Conversely, some of my authors spell comma as "coma". As in, "Shouldn't these words be in a coma?"
Spike's Bitches 44: It's about the rules having changed.
[NAFDA] Spike-centric discussion. Lusty, lewd (only occasionally crude), risqué (and frisqué), bawdy (Oh, lawdy!), flirty ('cuz we're purty), raunchy talk inside. Caveat lector.
To them I would respond, "No, but were you when you wrote this?"
Serial comas would suck.
A misplaced coma is nobody's friend.
I know I had one right here, somewhere...

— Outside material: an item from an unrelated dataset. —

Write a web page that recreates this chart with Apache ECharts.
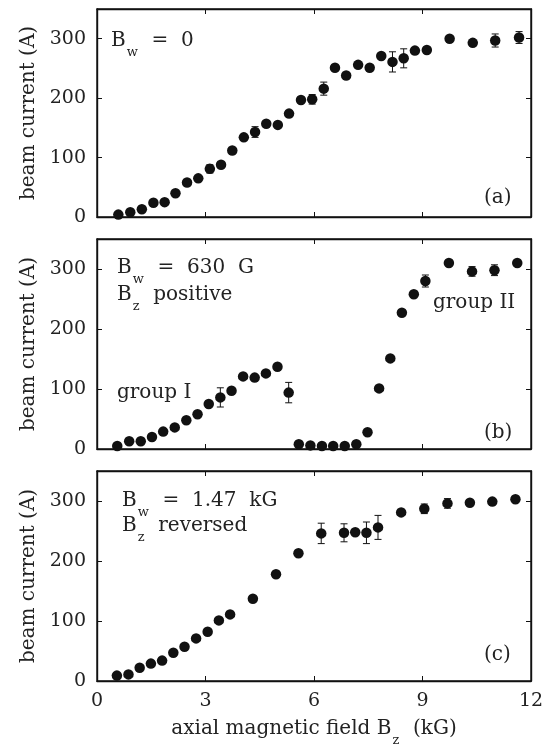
<!DOCTYPE html>
<html>
<head>
<meta charset="utf-8">
<script src="https://cdn.jsdelivr.net/npm/echarts@6/dist/echarts.min.js"></script>
<style>
  html, body { margin: 0; background: #fff; }
  #chart { width: 547px; height: 750px; }
</style>
</head>
<body>
<div id="chart"></div>
<script>
// (a) B_w = 0
const aX = [0.59, 0.92, 1.24, 1.56, 1.87, 2.17, 2.49, 2.80, 3.12, 3.43, 3.74, 4.06, 4.37, 4.68, 5.00, 5.31,
  5.64, 5.95, 6.27, 6.58, 6.89, 7.22, 7.54, 7.86, 8.17, 8.48, 8.79, 9.12, 9.75, 10.39, 11.01, 11.67];
const aY = [4, 8, 13, 24, 25, 40, 58, 65, 81, 88, 112, 134, 143, 157, 155, 174,
  197, 198, 216, 251, 238, 256, 251, 271, 261, 267, 280, 281, 300, 293, 297, 302];
const aErr = [0, 0, 0, 0, 0, 0, 0, 0, 7, 0, 0, 0, 9, 0, 0, 0,
  0, 8, 11, 0, 0, 0, 0, 0, 17, 16, 0, 0, 0, 0, 11, 10];

// (b) B_w = 630 G, B_z positive
const bX = [0.56, 0.89, 1.21, 1.52, 1.83, 2.15, 2.47, 2.78, 3.09, 3.41, 3.72, 4.04, 4.36, 4.67, 4.99, 5.30,
  5.58, 5.90, 6.22, 6.53, 6.85, 7.17, 7.48, 7.80, 8.11, 8.43, 8.76, 9.08, 9.73, 10.37, 10.99, 11.62];
const bY = [5, 13, 13, 20, 29, 36, 48, 58, 75, 86, 97, 121, 119, 126, 137, 94,
  8, 6, 5, 5, 5, 8, 28, 101, 151, 227, 258, 280, 310, 296, 298, 310];
const bErr = [0, 0, 0, 0, 0, 0, 0, 0, 0, 16, 0, 0, 0, 0, 0, 17,
  0, 0, 0, 0, 0, 0, 0, 0, 0, 0, 0, 10, 0, 8, 9, 0];

// (c) B_w = 1.47 kG, B_z reversed
const cX = [0.55, 0.87, 1.18, 1.49, 1.80, 2.11, 2.42, 2.74, 3.06, 3.37, 3.68, 4.31, 4.95,
  5.57, 6.20, 6.83, 7.14, 7.45, 7.77, 8.41, 9.05, 9.69, 10.31, 10.93, 11.57];
const cY = [9, 11, 22, 29, 34, 47, 57, 71, 82, 101, 111, 137, 178,
  213, 246, 247, 248, 247, 256, 281, 287, 296, 297, 299, 303];
const cErr = [0, 0, 0, 0, 0, 0, 0, 0, 0, 0, 0, 0, 0,
  0, 17, 15, 0, 18, 20, 5, 8, 8, 0, 0, 0];

const xTicks = { min: 0, max: 12, interval: 3 };
const yTicks = { min: 0, max: 350, interval: 100 };

const panels = [
  { x: aX, y: aY, err: aErr, top: 9, height: 208 },
  { x: bX, y: bY, err: bErr, top: 239, height: 210 },
  { x: cX, y: cY, err: cErr, top: 471, height: 210 }
];

const ink = '#111';
const font = 'DejaVu Serif';
const axisLine = { show: true, onZero: false, lineStyle: { color: ink, width: 1.4 } };
const tick = { show: true, inside: true, length: 5, lineStyle: { color: ink, width: 1 } };

const grids = [], xAxes = [], yAxes = [], series = [];

panels.forEach((p, i) => {
  grids.push({
    left: 97, right: 16, top: p.top, height: p.height,
    show: true, borderColor: ink, borderWidth: 1.4, backgroundColor: 'transparent'
  });
  const last = i === panels.length - 1;
  xAxes.push({
    gridIndex: i, type: 'value', position: 'bottom', ...xTicks,
    axisLine, axisTick: tick, splitLine: { show: false },
    axisLabel: { show: last, color: '#222', fontFamily: font, fontSize: 19, margin: 11 },
    name: last ? '{t|axial magnetic field B}{s|z}{t|  (kG)}' : '',
    nameLocation: 'middle', nameGap: 38,
    nameTextStyle: {
      rich: {
        t: { fontFamily: font, fontSize: 20, color: '#222', lineHeight: 22, verticalAlign: 'top' },
        s: { fontFamily: font, fontSize: 13, color: '#222', lineHeight: 13, padding: [15, 1, 0, 1], verticalAlign: 'top' }
      }
    }
  });
  xAxes.push({
    gridIndex: i, type: 'value', position: 'top', ...xTicks,
    axisLine, axisTick: tick, splitLine: { show: false },
    axisLabel: { show: false }
  });
  yAxes.push({
    gridIndex: i, type: 'value', position: 'left', ...yTicks,
    axisLine, axisTick: tick, splitLine: { show: false },
    axisLabel: { color: '#222', fontFamily: font, fontSize: 19, margin: 11, showMaxLabel: false },
    name: 'beam current (A)', nameLocation: 'middle', nameRotate: 90, nameGap: 56,
    nameTextStyle: { fontFamily: font, fontSize: 20, color: '#222' }
  });
  yAxes.push({
    gridIndex: i, type: 'value', position: 'right', ...yTicks,
    axisLine, axisTick: tick, splitLine: { show: false },
    axisLabel: { show: false }
  });

  // error bars sit on the mirrored top/right axes (same scales), so those axes get drawn too
  series.push({
    type: 'custom', xAxisIndex: i * 2 + 1, yAxisIndex: i * 2 + 1, silent: true, z: 2,
    data: p.x.map((x, k) => [x, p.y[k] - p.err[k], p.y[k] + p.err[k], p.err[k]]).filter(d => d[3] > 0),
    renderItem: (params, api) => {
      const top = api.coord([api.value(0), api.value(2)]);
      const bot = api.coord([api.value(0), api.value(1)]);
      const w = 3.5;
      const style = { stroke: ink, lineWidth: 1 };
      return {
        type: 'group', children: [
          { type: 'line', shape: { x1: top[0], y1: top[1], x2: bot[0], y2: bot[1] }, style },
          { type: 'line', shape: { x1: top[0] - w, y1: top[1], x2: top[0] + w, y2: top[1] }, style },
          { type: 'line', shape: { x1: bot[0] - w, y1: bot[1], x2: bot[0] + w, y2: bot[1] }, style }
        ]
      };
    }
  });
  series.push({
    type: 'scatter', xAxisIndex: i * 2, yAxisIndex: i * 2, z: 3,
    symbol: 'circle', symbolSize: 10.5,
    itemStyle: { color: ink, opacity: 1 },
    data: p.x.map((x, k) => [x, p.y[k]])
  });
});

// text annotations
const rich = {
  t: { fontFamily: font, fontSize: 20, fill: '#222', lineHeight: 22, verticalAlign: 'top' },
  s: { fontFamily: font, fontSize: 13, fill: '#222', lineHeight: 13, padding: [15, 1, 0, 1], verticalAlign: 'top' }
};
function label(text, left, top) {
  return { type: 'text', left, top, style: { text, rich, fill: '#222', font: '20px "DejaVu Serif"' } };
}

const graphic = [
  label('{t|B}{s|w}{t|  =  0}', 111, 31),
  label('{t|(a)}', 484, 188),
  label('{t|B}{s|w}{t|  =  630  G}', 117, 258),
  label('{t|B}{s|z}{t|  positive}', 117, 285),
  label('{t|group I}', 117, 383),
  label('{t|group II}', 433, 293),
  label('{t|(b)}', 484, 423),
  label('{t|B}{s|w}{t|  =  1.47  kG}', 122, 491),
  label('{t|B}{s|z}{t|  reversed}', 122, 516),
  label('{t|(c)}', 484, 645)
];

const chart = echarts.init(document.getElementById('chart'), null, { renderer: 'canvas' });
chart.setOption({
  animation: false,
  backgroundColor: '#fff',
  grid: grids,
  xAxis: xAxes,
  yAxis: yAxes,
  series,
  graphic
});
</script>
</body>
</html>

The last post was courtesy of the cat Harvey, who evidently was aware it was the end of my typing.
t reminds self to keep mouse away from "post message" while typing.
{{Ginger}} sorry so much is hitting you right now
All the punctuation talk has made me decide to simply boycott punctuation Thats right who needs all those funny shapes mixed in the purity of letters Think of all the grammar kerfuffles that could be avoided Do we really need punctuation dividing us
Stress is no fun. Pain is no fun, too.
I'm probably never going to find a job.
Gudanovwhodoyouthinkyouareeecummings
Also, Ginger, what's nibbling at you are the elusive North American piranha ducks. With any luck at all they are better at migrating south for the winter than Daffy.
Ow. Codeine is barely numbing the pain. Barely. Just want it to STOP.